I'm not sure how to start this. I've been told to use inclusion-exclusion, but I don't know which properties to use.
Intuitively, I want to solve the problem like this:
$E_1$ = 1 person leaves stop 1, 2 people leave stop 1, 3 people leave stop 1,$\cdots$,5 people leave stop 1 (need to have at least 5 left for the rest of the stops)
$$\binom {10} 1 + \binom {10} 2+ \cdots+ \binom {10} 5$$
$E_2$ = if 1 person left $E_1$, then 1 person leaves stop 2, 2 people leave stop 2,$\cdots$,4 people leave stop 2
$$\binom 9 1 +\cdots + \binom 9 4$$
if 2 people left $E_2$, then 1 person leaves stop 2, 2 people leave stop 2,$\cdots$,3 people leave stop 2
$$\binom 8 1 + \binom 8 2 + \binom 8 3$$
…etc.
But I'm not sure how to link up each event from the last event so that the conditions are satisfied, which leads me to think that I am terribly wrong.
Best Answer
You can't add up the possibilities for the first stop as you did in
$$\binom{10}1+\binom{10}2+\binom{10}3+\binom{10}4+\binom{10}5$$
because each of these possibilities leaves a different number of possibilities for the remaining stops.

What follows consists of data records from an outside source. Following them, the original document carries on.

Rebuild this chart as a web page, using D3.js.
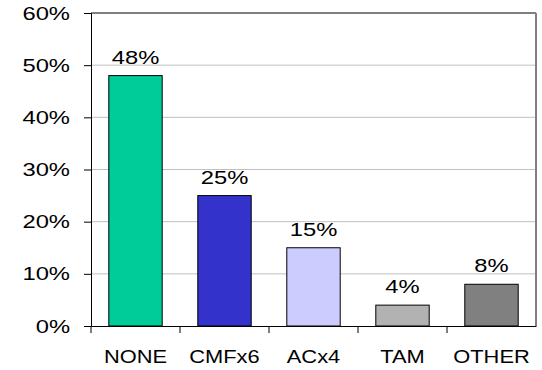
<!DOCTYPE html>
<html>
<head>
<meta charset="utf-8">
<script src="https://cdn.jsdelivr.net/npm/d3@7"></script>
<style>
	body { margin: 0; background: #fff; }
	svg text { font-family: "Liberation Sans", Arial, sans-serif; fill: #000; }
</style>
</head>
<body>
<svg id="chart"></svg>
<script>
var categories = ["NONE", "CMFx6", "ACx4", "TAM", "OTHER"];
var values = [48, 25, 15, 4, 8];
var barColors = ["#00cc99", "#3333cc", "#ccccff", "#b2b2b2", "#808080"];
var yTicks = [0, 10, 20, 30, 40, 50, 60];

var width = 542, height = 370;
var plot = { left: 91, right: 536, top: 13, bottom: 326 };	// 绘图区
var fontSize = 19;
var pctStretch = 1.25;		// 百分比文字横向拉伸
var catStretch = 1.15;		// 类别文字横向拉伸

var svg = d3.select("#chart")
	.attr("width", width)
	.attr("height", height);

var x = d3.scaleBand()
	.domain(categories)
	.range([plot.left, plot.right])
	.paddingInner(0.4)
	.paddingOuter(0.2);

var y = d3.scaleLinear()
	.domain([0, 60])
	.range([plot.bottom, plot.top]);

// stretch text horizontally around its own anchor point
function stretchText(sel, k) {
	sel.each(function() {
		var t = d3.select(this);
		var tx = +t.attr("x") || 0;
		t.attr("x", 0)
			.attr("transform", "translate(" + tx + ",0) scale(" + k + ",1)")
			.style("font-size", fontSize + "px");
	});
}

// 网格线
svg.append("g")
	.selectAll("line")
	.data(yTicks.filter(function(d) { return d > 0 && d < 60; }))
	.enter()
	.append("line")
	.attr("x1", plot.left)
	.attr("x2", plot.right)
	.attr("y1", function(d) { return y(d); })
	.attr("y2", function(d) { return y(d); })
	.attr("stroke", "#c0c0c0")
	.attr("stroke-width", 1);

// top + right border
svg.append("line")
	.attr("x1", plot.left).attr("x2", plot.right)
	.attr("y1", y(60)).attr("y2", y(60))
	.attr("stroke", "#000").attr("stroke-width", 1);
svg.append("line")
	.attr("x1", plot.right).attr("x2", plot.right)
	.attr("y1", y(60)).attr("y2", y(0))
	.attr("stroke", "#808080").attr("stroke-width", 2);

// bars
svg.append("g")
	.selectAll("rect")
	.data(categories)
	.enter()
	.append("rect")
	.attr("x", function(d) { return x(d); })
	.attr("y", function(d, i) { return y(values[i]); })
	.attr("width", x.bandwidth())
	.attr("height", function(d, i) { return y(0) - y(values[i]); })
	.attr("fill", function(d, i) { return barColors[i]; })
	.attr("stroke", "#000")
	.attr("stroke-width", 1);

// value labels
svg.append("g")
	.selectAll("g")
	.data(categories)
	.enter()
	.append("g")
	.attr("transform", function(d, i) {
		return "translate(0," + (y(values[i]) - 12) + ")";
	})
	.append("text")
	.attr("x", function(d) { return x(d) + x.bandwidth() / 2; })
	.attr("text-anchor", "middle")
	.text(function(d, i) { return values[i] + "%"; })
	.call(stretchText, pctStretch);

// y axis
var yAxis = d3.axisLeft(y)
	.tickValues(yTicks)
	.tickFormat(function(d) { return d + "%"; })
	.tickSize(7)
	.tickPadding(14);

var gy = svg.append("g")
	.attr("transform", "translate(" + plot.left + ",0)")
	.call(yAxis);
gy.attr("font-family", null).attr("font-size", null);
gy.select(".domain").attr("stroke", "#000");
gy.selectAll(".tick line").attr("stroke", "#000");
gy.selectAll(".tick text").call(stretchText, pctStretch);

// x axis
var xAxis = d3.axisBottom(x)
	.tickSize(0)
	.tickPadding(24)
	.tickSizeOuter(0);

var gx = svg.append("g")
	.attr("transform", "translate(0," + plot.bottom + ")")
	.call(xAxis);
gx.attr("font-family", null).attr("font-size", null);
gx.select(".domain").attr("stroke", "#000");
gx.selectAll(".tick text").call(stretchText, catStretch);

// category boundary ticks
gx.append("g")
	.selectAll("line")
	.data(d3.range(categories.length))
	.enter()
	.append("line")
	.attr("x1", function(d) { return plot.left + d * x.step(); })
	.attr("x2", function(d) { return plot.left + d * x.step(); })
	.attr("y1", 0)
	.attr("y2", 7)
	.attr("stroke", "#000");
</script>
</body>
</html>
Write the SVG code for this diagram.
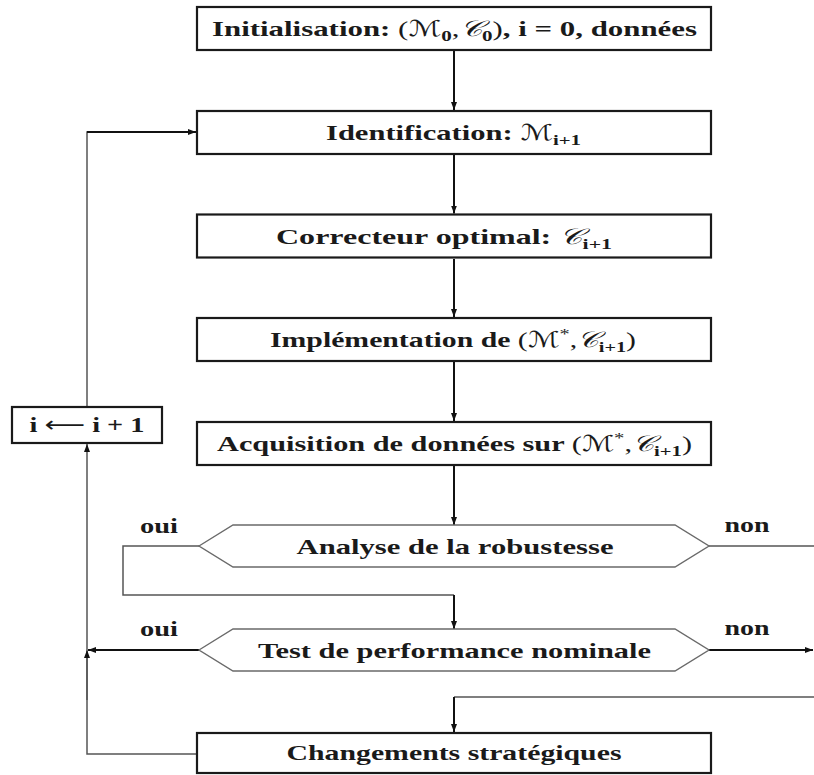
<svg xmlns="http://www.w3.org/2000/svg" width="814" height="775" viewBox="0 0 814 775">
<style>
.box{fill:#fff;stroke:#1a1a1a;stroke-width:2.2}
.hex{fill:#fff;stroke:#6a6a6a;stroke-width:1.4}
.c{fill:none;stroke:#111;stroke-width:2}
.cg{fill:none;stroke:#555;stroke-width:1.5}
.t{font-family:"Liberation Serif","Times New Roman",serif;font-weight:bold;font-size:22px;fill:#1a1a1a}
.m{font-family:"DejaVu Serif","DejaVu Sans",serif;font-weight:normal;font-style:italic}
.n{font-weight:normal}
.s{font-size:15px}
</style>
<defs>
<marker id="ah" viewBox="0 0 8 6" refX="8" refY="3" markerWidth="8" markerHeight="6" markerUnits="userSpaceOnUse" orient="auto">
<path d="M0,0 L8,3 L0,6 z" fill="#111"/>
</marker>
</defs>
<g id="connectors">
<line class="c" x1="454" y1="51" x2="454" y2="110" marker-end="url(#ah)"/>
<line class="c" x1="454" y1="155" x2="454" y2="213.5" marker-end="url(#ah)"/>
<line class="c" x1="454" y1="259" x2="454" y2="317" marker-end="url(#ah)"/>
<line class="c" x1="454" y1="362" x2="454" y2="421" marker-end="url(#ah)"/>
<line class="c" x1="454" y1="466" x2="454" y2="525" marker-end="url(#ah)"/>
<polyline class="cg" points="199,546 123,546 123,595 454,595"/>
<line class="c" x1="454" y1="595" x2="454" y2="629" marker-end="url(#ah)"/>
<line class="cg" x1="709" y1="546" x2="814" y2="546"/>
<line class="c" x1="709" y1="650" x2="813" y2="650" marker-end="url(#ah)"/>
<line class="c" x1="199" y1="650" x2="88" y2="650" marker-end="url(#ah)"/>
<polyline class="cg" points="814,697 454,697"/>
<line class="c" x1="454" y1="697" x2="454" y2="732" marker-end="url(#ah)"/>
<polyline class="cg" points="197,754 87,754 87,651"/>
<line class="cg" x1="87" y1="700" x2="87" y2="650" marker-end="url(#ah)"/>
<line class="cg" x1="87" y1="650" x2="87" y2="444" marker-end="url(#ah)"/>
<polyline class="cg" points="87,407 87,132 150,132"/>
<line class="c" x1="87" y1="132" x2="196" y2="132" marker-end="url(#ah)"/>
</g>
<g id="init">
<rect class="box" x="197" y="7" width="514" height="43"/>
<text class="t" x="454.5" y="36" text-anchor="middle" textLength="485" lengthAdjust="spacingAndGlyphs">Initialisation: <tspan class="n">(</tspan><tspan class="m">ℳ</tspan><tspan class="s" dy="5">0</tspan><tspan class="n" dy="-5">,</tspan><tspan class="m">𝒞</tspan><tspan class="s" dy="5">0</tspan><tspan class="n" dy="-5">)</tspan>, i = 0, données</text>
</g>
<g id="ident">
<rect class="box" x="197" y="111" width="514" height="43"/>
<text class="t" x="453.5" y="140" text-anchor="middle" textLength="255" lengthAdjust="spacingAndGlyphs">Identification: <tspan class="m">ℳ</tspan><tspan class="s" dy="5">i+1</tspan></text>
</g>
<g id="correcteur">
<rect class="box" x="197" y="214.5" width="514" height="43"/>
<text class="t" x="444" y="244" text-anchor="middle" textLength="336" lengthAdjust="spacingAndGlyphs">Correcteur optimal: <tspan class="m">𝒞</tspan><tspan class="s" dy="5">i+1</tspan></text>
</g>
<g id="implementation">
<rect class="box" x="197" y="318" width="514" height="43"/>
<text class="t" x="453" y="347" text-anchor="middle" textLength="366" lengthAdjust="spacingAndGlyphs">Implémentation de <tspan class="n">(</tspan><tspan class="m">ℳ</tspan><tspan class="n s" dy="-8">*</tspan><tspan class="n" dy="8">,</tspan><tspan class="m">𝒞</tspan><tspan class="s" dy="5">i+1</tspan><tspan class="n" dy="-5">)</tspan></text>
</g>
<g id="acquisition">
<rect class="box" x="197" y="422" width="514" height="43"/>
<text class="t" x="454.5" y="451" text-anchor="middle" textLength="475" lengthAdjust="spacingAndGlyphs">Acquisition de données sur <tspan class="n">(</tspan><tspan class="m">ℳ</tspan><tspan class="n s" dy="-8">*</tspan><tspan class="n" dy="8">,</tspan><tspan class="m">𝒞</tspan><tspan class="s" dy="5">i+1</tspan><tspan class="n" dy="-5">)</tspan></text>
</g>
<g id="robustesse">
<polygon class="hex" points="199,546 233,525 675,525 709,546 675,567 233,567"/>
<text class="t" x="455" y="553.5" text-anchor="middle" textLength="317" lengthAdjust="spacingAndGlyphs">Analyse de la robustesse</text>
</g>
<g id="performance">
<polygon class="hex" points="199,650 233,629 675,629 709,650 675,671 233,671"/>
<text class="t" x="454.5" y="657.5" text-anchor="middle" textLength="393" lengthAdjust="spacingAndGlyphs">Test de performance nominale</text>
</g>
<g id="changements">
<rect class="box" x="197" y="733" width="514" height="40"/>
<text class="t" x="454" y="760" text-anchor="middle" textLength="335" lengthAdjust="spacingAndGlyphs">Changements stratégiques</text>
</g>
<g id="increment">
<rect class="box" x="12" y="407" width="150" height="36"/>
<text class="t" x="87" y="432" text-anchor="middle" textLength="115" lengthAdjust="spacingAndGlyphs">i <tspan class="n" font-family="DejaVu Sans">⟵</tspan> i + 1</text>
</g>
<g id="labels">
<text class="t" x="159" y="533" text-anchor="middle" textLength="38" lengthAdjust="spacingAndGlyphs">oui</text>
<text class="t" x="159" y="636" text-anchor="middle" textLength="38" lengthAdjust="spacingAndGlyphs">oui</text>
<text class="t" x="747" y="532" text-anchor="middle" textLength="45" lengthAdjust="spacingAndGlyphs">non</text>
<text class="t" x="747" y="635" text-anchor="middle" textLength="45" lengthAdjust="spacingAndGlyphs">non</text>
</g>
</svg>
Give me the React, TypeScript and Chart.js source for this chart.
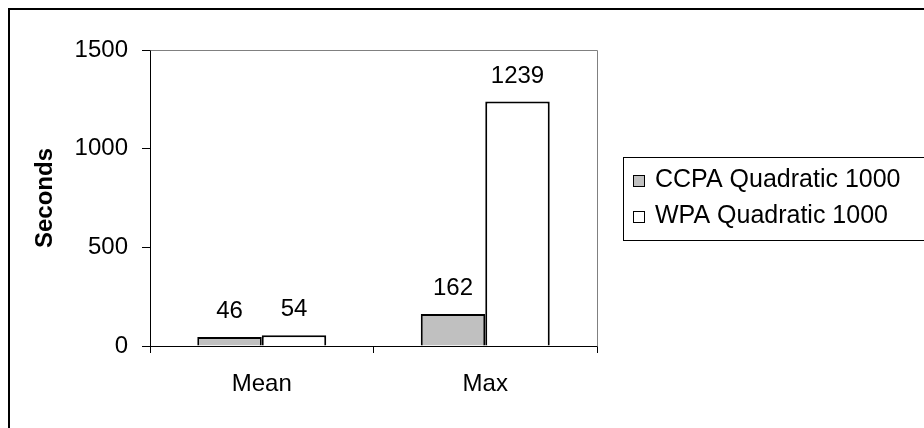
import React, { useEffect, useRef } from "react";
import { Chart, registerables } from "chart.js";

Chart.register(...registerables);

const categories = ["Mean", "Max"];
const ccpaValues = [46, 162];
const wpaValues = [54, 1239];
const seriesNames = ["CCPA Quadratic 1000", "WPA Quadratic 1000"];
const seriesColors = ["#c0c0c0", "#ffffff"];
const yTicks = [0, 500, 1000, 1500];

const FONT = "'Liberation Sans', Arial, sans-serif";

const decorPlugin = {
  id: "decor",
  afterDraw(chart: any) {
    const ctx = chart.ctx;
    const ca = chart.chartArea;
    ctx.save();
    // outer frame
    ctx.strokeStyle = "#000";
    ctx.lineWidth = 2;
    ctx.strokeRect(9, 9, 940, 440);
    // plot area top/right border
    ctx.strokeStyle = "#808080";
    ctx.lineWidth = 1;
    ctx.beginPath();
    ctx.moveTo(Math.round(ca.left) + 0.5, Math.round(ca.top) + 0.5);
    ctx.lineTo(Math.round(ca.right) + 0.5, Math.round(ca.top) + 0.5);
    ctx.lineTo(Math.round(ca.right) + 0.5, Math.round(ca.bottom) + 0.5);
    ctx.stroke();
    // data labels
    ctx.fillStyle = "#000";
    ctx.font = `24px ${FONT}`;
    ctx.textAlign = "center";
    ctx.textBaseline = "alphabetic";
    chart.data.datasets.forEach((ds: any, di: number) => {
      const meta = chart.getDatasetMeta(di);
      meta.data.forEach((bar: any, i: number) => {
        ctx.fillText(String(ds.data[i]), bar.x, bar.y - 19);
      });
    });
    // legend
    const lx = 623.5;
    const ly = 157.5;
    ctx.strokeStyle = "#000";
    ctx.lineWidth = 1;
    ctx.strokeRect(lx, ly, 400, 83);
    ctx.textAlign = "left";
    ctx.font = `25px ${FONT}`;
    chart.data.datasets.forEach((ds: any, di: number) => {
      const baseline = 187 + di * 36;
      ctx.fillStyle = ds.backgroundColor;
      ctx.fillRect(633, baseline - 12, 12, 12);
      ctx.strokeStyle = "#000";
      ctx.lineWidth = 1;
      ctx.strokeRect(633.5, baseline - 11.5, 11, 11);
      ctx.fillStyle = "#000";
      ctx.fillText(ds.label, 655, baseline);
    });
    ctx.restore();
  },
};

export default function App() {
  const ref = useRef<HTMLCanvasElement | null>(null);
  useEffect(() => {
    if (!ref.current) return;
    const chart = new Chart(ref.current, {
      type: "bar",
      data: {
        labels: categories,
        datasets: [
          {
            label: seriesNames[0],
            data: ccpaValues,
            backgroundColor: seriesColors[0],
            borderColor: "#000",
            borderWidth: 2,
            categoryPercentage: 0.577,
            barPercentage: 1,
          },
          {
            label: seriesNames[1],
            data: wpaValues,
            backgroundColor: seriesColors[1],
            borderColor: "#000",
            borderWidth: 2,
            categoryPercentage: 0.577,
            barPercentage: 1,
          },
        ],
      },
      options: {
        responsive: false,
        animation: false,
        devicePixelRatio: 1,
        layout: { padding: { top: 50, right: 327, bottom: 0, left: 0 } },
        plugins: { legend: { display: false }, tooltip: { enabled: false } },
        scales: {
          x: {
            grid: { drawOnChartArea: false, tickLength: 7, color: "#000", offset: true },
            border: { color: "#000", width: 1 },
            ticks: { color: "#000", font: { family: FONT, size: 24 }, padding: 17 },
            afterFit: (s: any) => {
              s.height = 82;
            },
          },
          y: {
            min: 0,
            max: 1500,
            afterBuildTicks: (s: any) => {
              s.ticks = yTicks.map((v) => ({ value: v }));
            },
            grid: { drawOnChartArea: false, tickLength: 8, color: "#000" },
            border: { color: "#000", width: 1 },
            ticks: {
              color: "#000",
              font: { family: FONT, size: 24 },
              padding: 14,
              callback: (v: any) => String(v),
            },
            title: {
              display: true,
              text: "Seconds",
              color: "#000",
              font: { family: FONT, size: 24, weight: "bold" },
              padding: { top: 31, bottom: 0 },
            },
            afterFit: (s: any) => {
              s.width = 150;
            },
          },
        },
      },
      plugins: [decorPlugin],
    });
    return () => chart.destroy();
  }, []);
  return (
    <div style={{ position: "fixed", left: 0, top: 0, width: 924, height: 428, background: "#fff" }}>
      <canvas ref={ref} width={924} height={428} style={{ width: 924, height: 428, display: "block" }} />
    </div>
  );
}
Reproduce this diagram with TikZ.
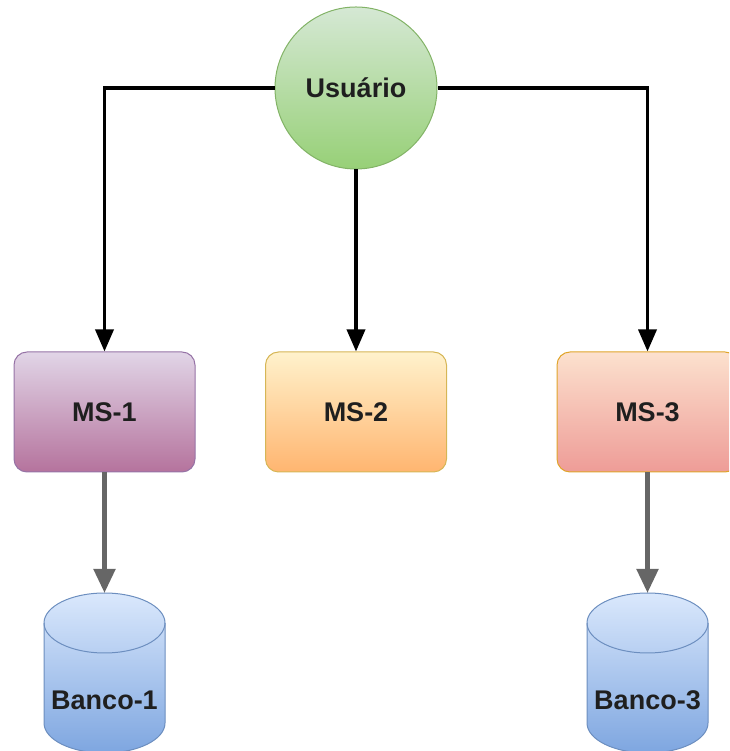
\documentclass[tikz,border=0pt]{standalone}
\usepackage{fontspec}
\setmainfont{Liberation Sans}
\usepackage{tikz}
\usetikzlibrary{arrows.meta,positioning}

\definecolor{userTop}{HTML}{D5E8D4}
\definecolor{userBot}{HTML}{97D077}
\definecolor{userLine}{HTML}{82B366}
\definecolor{msOneTop}{HTML}{E1D5E7}
\definecolor{msOneBot}{HTML}{B5739D}
\definecolor{msOneLine}{HTML}{9673A6}
\definecolor{msTwoTop}{HTML}{FFF2CC}
\definecolor{msTwoBot}{HTML}{FFB570}
\definecolor{msTwoLine}{HTML}{D6B656}
\definecolor{msThreeTop}{HTML}{FCE1CE}
\definecolor{msThreeBot}{HTML}{EE9C97}
\definecolor{msThreeLine}{HTML}{E0A52A}
\definecolor{dbTop}{HTML}{DAE8FC}
\definecolor{dbBot}{HTML}{7EA6E0}
\definecolor{dbLine}{HTML}{6C8EBF}
\definecolor{linkGray}{HTML}{666666}

\tikzset{
  lbl/.style={font=\fontsize{27}{32}\selectfont\bfseries, text=black!88},
  msbox/.style={lbl, rectangle, rounded corners=13pt, line width=1pt,
    minimum width=181pt, minimum height=120pt},
  dbbody/.style={line width=1pt, draw=dbLine, top color=dbTop, bottom color=dbBot},
  calls/.style={line width=3.5pt, -{Triangle[length=22pt,width=18pt]}},
  stores/.style={line width=5pt, linkGray, -{Triangle[length=24pt,width=21pt]}}
}

\begin{document}
\begin{tikzpicture}[x=1pt,y=1pt]
  \useasboundingbox (0,0) rectangle (729,751);
  \clip (0,0) rectangle (729,751);
  % usuário no topo
  \node[lbl, circle, minimum size=162pt, line width=1pt, draw=userLine,
        top color=userTop, bottom color=userBot] (user) at (356,663) {Usuário};
  % microsserviços
  \node[msbox, draw=msOneLine, top color=msOneTop, bottom color=msOneBot]
       (ms1) at (104.5,339) {MS-1};
  \node[msbox, draw=msTwoLine, top color=msTwoTop, bottom color=msTwoBot]
       (ms2) at (356,339) {MS-2};
  \node[msbox, draw=msThreeLine, top color=msThreeTop, bottom color=msThreeBot]
       (ms3) at (647.5,339) {MS-3};
  % bancos (cilindros)
  \foreach \x in {104.5,647.5}{
    \path[dbbody] (\x-60.5,128) -- (\x-60.5,28)
      arc[start angle=180, end angle=360, x radius=60.5, y radius=30]
      -- (\x+60.5,128)
      arc[start angle=0, end angle=180, x radius=60.5, y radius=30] -- cycle;
    \draw[dbLine, line width=1pt] (\x-60.5,128)
      arc[start angle=180, end angle=360, x radius=60.5, y radius=30];
  }
  \coordinate (db1top) at (104.5,158);
  \coordinate (db3top) at (647.5,158);
  \node[lbl] (db1) at (104.5,51) {Banco-1};
  \node[lbl] (db3) at (647.5,51) {Banco-3};
  % ligações
  \draw[calls] (user) -| (ms1);
  \draw[calls] (user) -- (ms2);
  \draw[calls] (user) -| (ms3);
  \draw[stores] (ms1) -- (db1top);
  \draw[stores] (ms3) -- (db3top);
\end{tikzpicture}
\end{document}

Since you were told to use inclusion-exclusion, I'll assume that the passengers are distinguishable, since otherwise this would just be a stars and bars problem. To do the case with distinguishable passengers using inclusion-exclusion, you can reason as follows: There are $6^{10}$ ways for the $10$ people to get off at the $6$ stops. However, that also counts cases with stops where no-one gets off. So you have to subtract $6\cdot5^{10}$, where the $6$ is for $6$ different possibilities for a stop where no-one gets off and the $5^{10}$ is for the ways in which the $10$ people can get off at the remaining $5$ stops. But now you've subtracted cases with two stops where no-one gets off twice, so you have to add $\binom62\cdot4^{10}$, where the $\binom62$ is for $\binom62$ different possibilities for two stops where no-one gets off and the $4^{10}$ is for the ways in which the $10$ people can get off at the remaining $4$ stops. Continuing like this, you get
$$6^{10}-6\cdot5^{10}+\binom62\cdot4^{10}-\binom63\cdot3^{10}+\binom64\cdot2^{10}-\binom65\cdot1^{10}=16435440\;.$$